Cada um tinha um papel a desempenhar, sabia quando entrar em cena como se por ali houvesse um contra-regra escondido e, mesmo tendo capacidade de improvisar, recordaram-nos em vários momentos que os melhores improvisos são sempre aqueles que se ensaiam. Mostraram ser uma verdadeira Equipa com cada elemento a ter o seu papel, a dar palco ao colega e a ficar feliz com o seu sucesso, pois apesar de nós ainda não sabermos, eles já sabiam que estavam a construir uma história que tinha tudo para acabar bem.

Atualmente é mais do que óbvio que para ter sucesso consistente em vendas é fundamental a existência de um processo com um conjunto de etapas que têm que ser seguidas, é importante saber em que momento se partilha cada informação, mas alguns ainda insistem na retrógrada ideia suportada na… minha forma de trabalhar. É fundamental saber todos os passos a seguir para poder ajudar o Cliente no seu processo de decisão, pois são sempre os Clientes que decidem onde vão pôr o seu dinheiro.

O processo meticulosamente seguido pela Diana, pelo Tony e pelo Paul tinha tudo para acabar bem e de facto foi o que aconteceu.
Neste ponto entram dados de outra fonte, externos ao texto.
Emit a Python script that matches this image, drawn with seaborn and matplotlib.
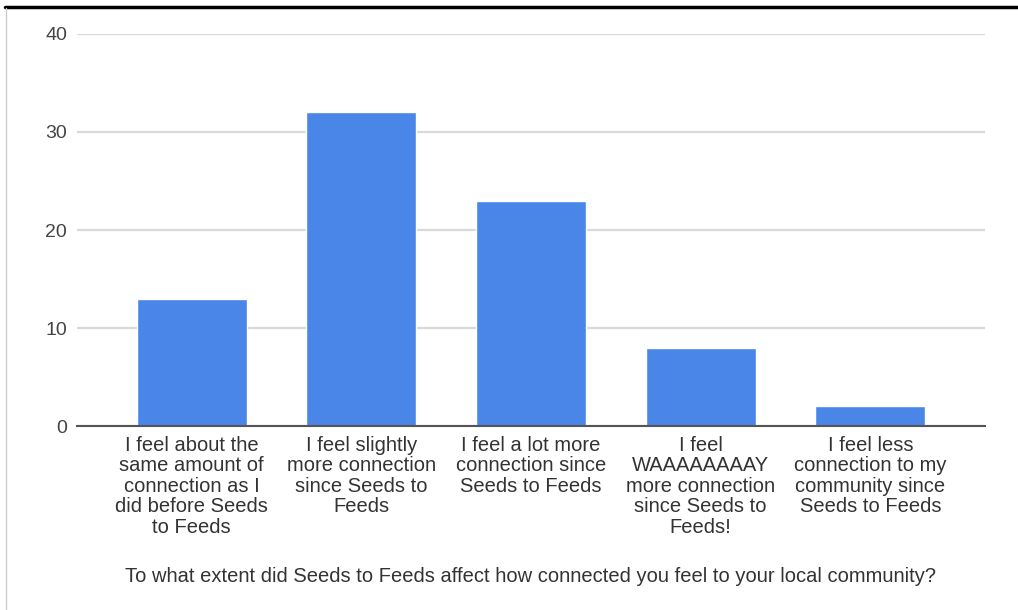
import matplotlib
matplotlib.use("Agg")
import matplotlib.pyplot as plt
import seaborn as sns
import pandas as pd
from matplotlib.lines import Line2D

# data
categories = [
    "I feel about the\nsame amount of\nconnection as I\ndid before Seeds\nto Feeds",
    "I feel slightly\nmore connection\nsince Seeds to\nFeeds",
    "I feel a lot more\nconnection since\nSeeds to Feeds",
    "I feel\nWAAAAAAAAY\nmore connection\nsince Seeds to\nFeeds!",
    "I feel less\nconnection to my\ncommunity since\nSeeds to Feeds",
]
counts = [13, 32, 23, 8, 2]
y_ticks = [0, 10, 20, 30, 40]
x_title = "To what extent did Seeds to Feeds affect how connected you feel to your local community?"

df = pd.DataFrame({"answer": categories, "count": counts})

sns.set_theme(style="white")
plt.rcParams["font.family"] = ["Liberation Sans", "DejaVu Sans"]

fig = plt.figure(figsize=(10.18, 6.10), dpi=100)
ax = fig.add_axes([0.0756, 0.3016, 0.892, 0.6427])

sns.barplot(data=df, x="answer", y="count", color="#4a86e8", saturation=1,
            width=0.647, ax=ax, zorder=3)

ax.set_xlim(-0.676, 4.676)
ax.set_ylim(0, 40)
ax.set_yticks(y_ticks)
ax.yaxis.grid(True, color="#d9d9d9", linewidth=1.6, zorder=0)
ax.set_axisbelow(True)
for s in ["top", "right", "left"]:
    ax.spines[s].set_visible(False)
ax.spines["bottom"].set_color("#555555")
ax.spines["bottom"].set_linewidth(1.5)
ax.spines["bottom"].set_zorder(4)

ax.tick_params(axis="y", length=0, pad=7, labelsize=14, labelcolor="#444444")
ax.tick_params(axis="x", length=0, pad=7, labelsize=14.5, labelcolor="#333333")
for lbl in ax.get_xticklabels():
    lbl.set_linespacing(1.1)
    lbl.set_verticalalignment("top")

ax.set_ylabel("")
ax.set_xlabel(x_title, fontsize=14.5, color="#333333")
ax.xaxis.label.set_verticalalignment("center")
ax.xaxis.set_label_coords(0.5, -0.385)

# frame lines of the screenshot
fig.add_artist(Line2D([5 / 1018, 1], [1 - 7 / 610, 1 - 7 / 610], color="black", linewidth=2.5))
fig.add_artist(Line2D([6 / 1018, 6 / 1018], [0, 1 - 8 / 610], color="#cccccc", linewidth=1))

fig.savefig("out.png", dpi=100, facecolor="white")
Quando vi a dimensão daquelas socas nas mãos deles e as notas a caírem ao chão por já não caberem ali, percebi que aquele fecho de negócio protagonizado por tantos Clientes 

satisfeitos que, bem vistas as coisas, nem teriam que pagar nada, foi apenas a consequência natural das tais anuências que fomos dando ao longo da tarde. Pelo princípio do 

compromisso e da coerência não podíamos fazer outra coisa a não ser dizer sim, e materializar isso através de um comportamento que não nos provocasse desconforto.






Se eu podia ter alugado um carro e ir ver os moinhos?

Se eu podia ter optado por uma pulseira que não a verde?

Se eu podia ter despendido menos dinheiro naquela tarde?


Claro que podia. Mas não era a mesma coisa!